## Description of the task
Skip the pictures. Transcribe the rest of the data below without changing a word.

-- Begin Available records --

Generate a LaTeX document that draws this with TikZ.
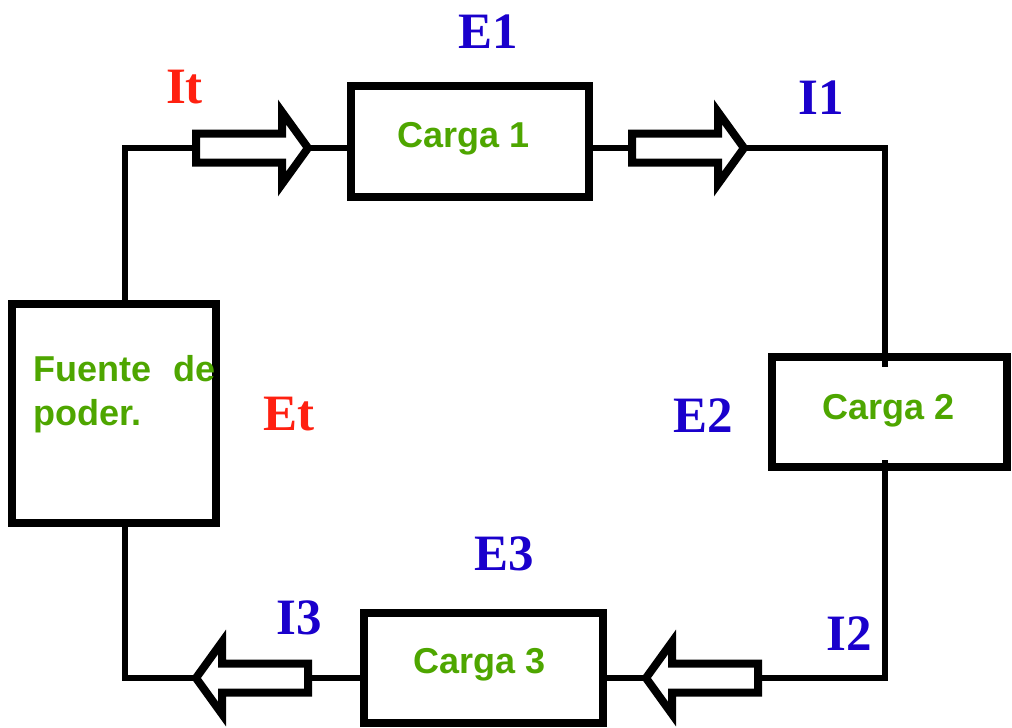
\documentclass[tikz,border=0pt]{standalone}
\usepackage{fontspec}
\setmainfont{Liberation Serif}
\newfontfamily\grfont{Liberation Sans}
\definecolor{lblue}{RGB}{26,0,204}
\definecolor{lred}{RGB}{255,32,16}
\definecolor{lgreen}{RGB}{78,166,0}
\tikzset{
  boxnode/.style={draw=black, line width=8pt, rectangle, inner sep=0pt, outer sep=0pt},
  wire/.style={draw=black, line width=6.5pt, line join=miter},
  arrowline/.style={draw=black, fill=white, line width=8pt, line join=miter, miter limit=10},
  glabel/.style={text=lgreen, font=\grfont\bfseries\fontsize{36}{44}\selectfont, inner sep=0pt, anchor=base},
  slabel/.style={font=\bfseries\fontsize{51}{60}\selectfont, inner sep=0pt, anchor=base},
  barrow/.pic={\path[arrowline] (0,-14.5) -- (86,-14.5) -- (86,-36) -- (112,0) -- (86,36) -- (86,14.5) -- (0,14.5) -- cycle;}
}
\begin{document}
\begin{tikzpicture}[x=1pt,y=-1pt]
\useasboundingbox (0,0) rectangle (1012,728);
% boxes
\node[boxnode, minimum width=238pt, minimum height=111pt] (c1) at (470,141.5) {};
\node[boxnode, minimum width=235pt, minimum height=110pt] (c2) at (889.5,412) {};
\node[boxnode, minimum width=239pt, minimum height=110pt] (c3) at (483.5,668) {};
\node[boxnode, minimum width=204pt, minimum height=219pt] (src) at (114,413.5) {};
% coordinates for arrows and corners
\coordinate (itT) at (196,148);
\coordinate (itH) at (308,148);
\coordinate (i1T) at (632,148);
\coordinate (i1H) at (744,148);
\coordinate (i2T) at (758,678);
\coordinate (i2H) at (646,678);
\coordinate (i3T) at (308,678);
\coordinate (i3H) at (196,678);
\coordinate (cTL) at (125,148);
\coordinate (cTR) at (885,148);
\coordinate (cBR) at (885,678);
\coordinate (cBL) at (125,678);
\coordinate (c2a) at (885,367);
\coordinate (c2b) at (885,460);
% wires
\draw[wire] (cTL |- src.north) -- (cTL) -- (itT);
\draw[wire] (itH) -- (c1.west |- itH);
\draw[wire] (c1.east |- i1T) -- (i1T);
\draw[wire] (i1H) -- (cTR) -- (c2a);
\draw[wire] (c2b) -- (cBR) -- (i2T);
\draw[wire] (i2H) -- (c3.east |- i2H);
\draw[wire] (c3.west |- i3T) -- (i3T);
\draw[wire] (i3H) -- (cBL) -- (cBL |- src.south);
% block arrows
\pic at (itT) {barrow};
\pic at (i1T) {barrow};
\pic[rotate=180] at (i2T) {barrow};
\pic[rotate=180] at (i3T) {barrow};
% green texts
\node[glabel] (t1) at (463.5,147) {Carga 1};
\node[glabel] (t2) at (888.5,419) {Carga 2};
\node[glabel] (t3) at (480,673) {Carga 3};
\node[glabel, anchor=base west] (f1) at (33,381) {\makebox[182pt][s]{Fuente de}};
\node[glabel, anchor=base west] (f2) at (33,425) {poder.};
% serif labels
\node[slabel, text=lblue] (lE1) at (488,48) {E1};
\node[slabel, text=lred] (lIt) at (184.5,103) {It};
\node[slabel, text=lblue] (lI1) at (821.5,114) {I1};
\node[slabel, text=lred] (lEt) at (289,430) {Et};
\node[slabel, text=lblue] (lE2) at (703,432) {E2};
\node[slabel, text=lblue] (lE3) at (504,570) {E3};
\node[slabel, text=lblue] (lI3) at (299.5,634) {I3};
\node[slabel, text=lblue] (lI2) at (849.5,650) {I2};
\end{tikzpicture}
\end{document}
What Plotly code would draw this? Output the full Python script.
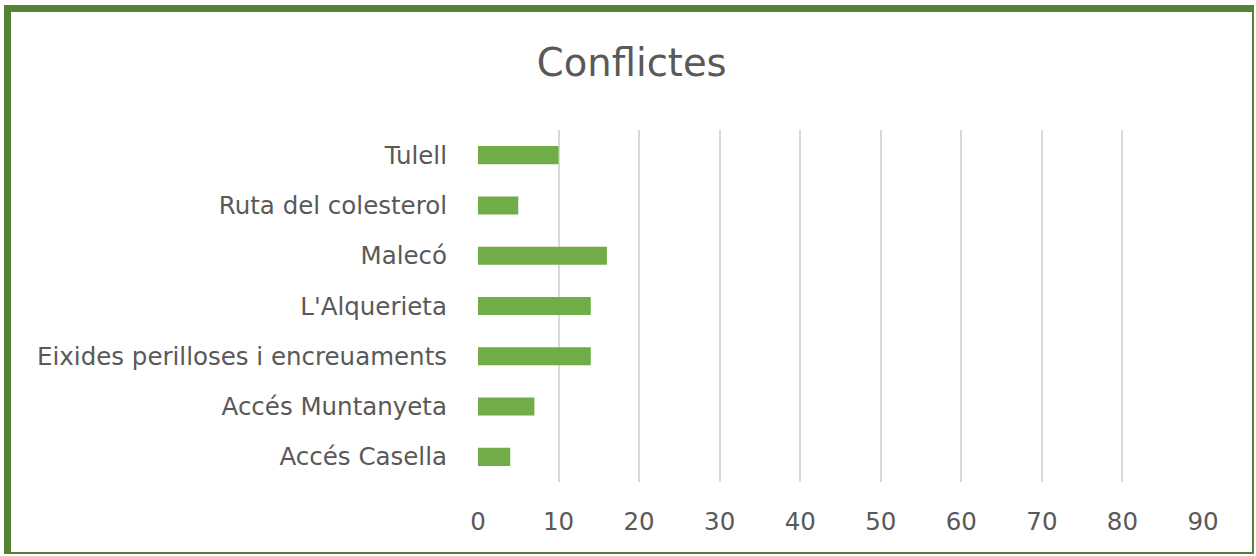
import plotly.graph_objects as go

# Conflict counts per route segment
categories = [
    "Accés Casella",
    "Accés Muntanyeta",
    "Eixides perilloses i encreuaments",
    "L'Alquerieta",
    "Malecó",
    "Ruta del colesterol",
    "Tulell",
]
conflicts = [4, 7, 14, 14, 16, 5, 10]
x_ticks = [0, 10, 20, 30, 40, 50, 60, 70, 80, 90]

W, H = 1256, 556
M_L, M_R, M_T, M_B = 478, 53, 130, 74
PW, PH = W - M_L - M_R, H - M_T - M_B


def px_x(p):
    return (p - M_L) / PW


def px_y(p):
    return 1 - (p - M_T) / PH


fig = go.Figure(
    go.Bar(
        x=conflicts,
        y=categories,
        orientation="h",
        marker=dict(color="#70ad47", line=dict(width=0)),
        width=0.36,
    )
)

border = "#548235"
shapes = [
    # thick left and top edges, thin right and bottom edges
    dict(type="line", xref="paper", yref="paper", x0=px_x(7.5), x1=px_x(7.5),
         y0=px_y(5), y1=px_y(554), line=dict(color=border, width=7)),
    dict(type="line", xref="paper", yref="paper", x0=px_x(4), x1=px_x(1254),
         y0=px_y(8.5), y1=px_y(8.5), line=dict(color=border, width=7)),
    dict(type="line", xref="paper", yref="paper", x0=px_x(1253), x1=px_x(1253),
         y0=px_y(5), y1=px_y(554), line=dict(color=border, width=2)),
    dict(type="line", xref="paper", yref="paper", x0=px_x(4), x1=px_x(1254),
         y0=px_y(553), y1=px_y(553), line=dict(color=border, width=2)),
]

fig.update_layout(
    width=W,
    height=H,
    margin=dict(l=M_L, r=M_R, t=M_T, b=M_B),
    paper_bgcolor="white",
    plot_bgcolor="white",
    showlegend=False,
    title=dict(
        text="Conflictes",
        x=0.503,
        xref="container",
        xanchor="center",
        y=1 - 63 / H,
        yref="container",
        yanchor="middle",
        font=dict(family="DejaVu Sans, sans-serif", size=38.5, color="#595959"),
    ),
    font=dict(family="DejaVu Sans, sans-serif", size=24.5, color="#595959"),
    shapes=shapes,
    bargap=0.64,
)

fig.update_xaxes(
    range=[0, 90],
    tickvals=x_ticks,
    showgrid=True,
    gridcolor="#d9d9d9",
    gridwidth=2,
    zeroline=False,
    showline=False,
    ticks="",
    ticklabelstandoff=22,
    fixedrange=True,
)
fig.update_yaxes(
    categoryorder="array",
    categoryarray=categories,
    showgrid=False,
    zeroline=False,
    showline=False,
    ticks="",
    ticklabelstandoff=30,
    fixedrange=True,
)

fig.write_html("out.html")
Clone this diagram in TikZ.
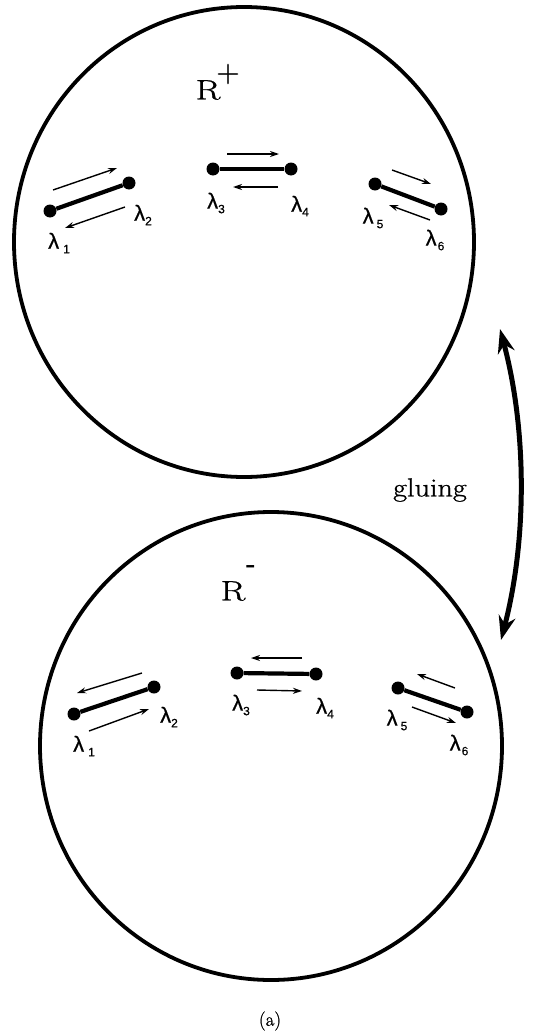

-- End Available records --

## The output
Generate a LaTeX document that draws this with TikZ.
\documentclass[tikz,border=0pt]{standalone}
\usepackage{fontspec}
\setmainfont{Liberation Serif}
\newfontfamily\grfont{Liberation Sans}
\definecolor{lblue}{RGB}{26,0,204}
\definecolor{lred}{RGB}{255,32,16}
\definecolor{lgreen}{RGB}{78,166,0}
\tikzset{
  boxnode/.style={draw=black, line width=8pt, rectangle, inner sep=0pt, outer sep=0pt},
  wire/.style={draw=black, line width=6.5pt, line join=miter},
  arrowline/.style={draw=black, fill=white, line width=8pt, line join=miter, miter limit=10},
  glabel/.style={text=lgreen, font=\grfont\bfseries\fontsize{36}{44}\selectfont, inner sep=0pt, anchor=base},
  slabel/.style={font=\bfseries\fontsize{51}{60}\selectfont, inner sep=0pt, anchor=base},
  barrow/.pic={\path[arrowline] (0,-14.5) -- (86,-14.5) -- (86,-36) -- (112,0) -- (86,36) -- (86,14.5) -- (0,14.5) -- cycle;}
}
\begin{document}
\begin{tikzpicture}[x=1pt,y=-1pt]
\useasboundingbox (0,0) rectangle (1012,728);
% boxes
\node[boxnode, minimum width=238pt, minimum height=111pt] (c1) at (470,141.5) {};
\node[boxnode, minimum width=235pt, minimum height=110pt] (c2) at (889.5,412) {};
\node[boxnode, minimum width=239pt, minimum height=110pt] (c3) at (483.5,668) {};
\node[boxnode, minimum width=204pt, minimum height=219pt] (src) at (114,413.5) {};
% coordinates for arrows and corners
\coordinate (itT) at (196,148);
\coordinate (itH) at (308,148);
\coordinate (i1T) at (632,148);
\coordinate (i1H) at (744,148);
\coordinate (i2T) at (758,678);
\coordinate (i2H) at (646,678);
\coordinate (i3T) at (308,678);
\coordinate (i3H) at (196,678);
\coordinate (cTL) at (125,148);
\coordinate (cTR) at (885,148);
\coordinate (cBR) at (885,678);
\coordinate (cBL) at (125,678);
\coordinate (c2a) at (885,367);
\coordinate (c2b) at (885,460);
% wires
\draw[wire] (cTL |- src.north) -- (cTL) -- (itT);
\draw[wire] (itH) -- (c1.west |- itH);
\draw[wire] (c1.east |- i1T) -- (i1T);
\draw[wire] (i1H) -- (cTR) -- (c2a);
\draw[wire] (c2b) -- (cBR) -- (i2T);
\draw[wire] (i2H) -- (c3.east |- i2H);
\draw[wire] (c3.west |- i3T) -- (i3T);
\draw[wire] (i3H) -- (cBL) -- (cBL |- src.south);
% block arrows
\pic at (itT) {barrow};
\pic at (i1T) {barrow};
\pic[rotate=180] at (i2T) {barrow};
\pic[rotate=180] at (i3T) {barrow};
% green texts
\node[glabel] (t1) at (463.5,147) {Carga 1};
\node[glabel] (t2) at (888.5,419) {Carga 2};
\node[glabel] (t3) at (480,673) {Carga 3};
\node[glabel, anchor=base west] (f1) at (33,381) {\makebox[182pt][s]{Fuente de}};
\node[glabel, anchor=base west] (f2) at (33,425) {poder.};
% serif labels
\node[slabel, text=lblue] (lE1) at (488,48) {E1};
\node[slabel, text=lred] (lIt) at (184.5,103) {It};
\node[slabel, text=lblue] (lI1) at (821.5,114) {I1};
\node[slabel, text=lred] (lEt) at (289,430) {Et};
\node[slabel, text=lblue] (lE2) at (703,432) {E2};
\node[slabel, text=lblue] (lE3) at (504,570) {E3};
\node[slabel, text=lblue] (lI3) at (299.5,634) {I3};
\node[slabel, text=lblue] (lI2) at (849.5,650) {I2};
\end{tikzpicture}
\end{document}
What Plotly code would draw this? Output the full Python script.
import plotly.graph_objects as go

# Conflict counts per route segment
categories = [
    "Accés Casella",
    "Accés Muntanyeta",
    "Eixides perilloses i encreuaments",
    "L'Alquerieta",
    "Malecó",
    "Ruta del colesterol",
    "Tulell",
]
conflicts = [4, 7, 14, 14, 16, 5, 10]
x_ticks = [0, 10, 20, 30, 40, 50, 60, 70, 80, 90]

W, H = 1256, 556
M_L, M_R, M_T, M_B = 478, 53, 130, 74
PW, PH = W - M_L - M_R, H - M_T - M_B


def px_x(p):
    return (p - M_L) / PW


def px_y(p):
    return 1 - (p - M_T) / PH


fig = go.Figure(
    go.Bar(
        x=conflicts,
        y=categories,
        orientation="h",
        marker=dict(color="#70ad47", line=dict(width=0)),
        width=0.36,
    )
)

border = "#548235"
shapes = [
    # thick left and top edges, thin right and bottom edges
    dict(type="line", xref="paper", yref="paper", x0=px_x(7.5), x1=px_x(7.5),
         y0=px_y(5), y1=px_y(554), line=dict(color=border, width=7)),
    dict(type="line", xref="paper", yref="paper", x0=px_x(4), x1=px_x(1254),
         y0=px_y(8.5), y1=px_y(8.5), line=dict(color=border, width=7)),
    dict(type="line", xref="paper", yref="paper", x0=px_x(1253), x1=px_x(1253),
         y0=px_y(5), y1=px_y(554), line=dict(color=border, width=2)),
    dict(type="line", xref="paper", yref="paper", x0=px_x(4), x1=px_x(1254),
         y0=px_y(553), y1=px_y(553), line=dict(color=border, width=2)),
]

fig.update_layout(
    width=W,
    height=H,
    margin=dict(l=M_L, r=M_R, t=M_T, b=M_B),
    paper_bgcolor="white",
    plot_bgcolor="white",
    showlegend=False,
    title=dict(
        text="Conflictes",
        x=0.503,
        xref="container",
        xanchor="center",
        y=1 - 63 / H,
        yref="container",
        yanchor="middle",
        font=dict(family="DejaVu Sans, sans-serif", size=38.5, color="#595959"),
    ),
    font=dict(family="DejaVu Sans, sans-serif", size=24.5, color="#595959"),
    shapes=shapes,
    bargap=0.64,
)

fig.update_xaxes(
    range=[0, 90],
    tickvals=x_ticks,
    showgrid=True,
    gridcolor="#d9d9d9",
    gridwidth=2,
    zeroline=False,
    showline=False,
    ticks="",
    ticklabelstandoff=22,
    fixedrange=True,
)
fig.update_yaxes(
    categoryorder="array",
    categoryarray=categories,
    showgrid=False,
    zeroline=False,
    showline=False,
    ticks="",
    ticklabelstandoff=30,
    fixedrange=True,
)

fig.write_html("out.html")
Clone this diagram in TikZ.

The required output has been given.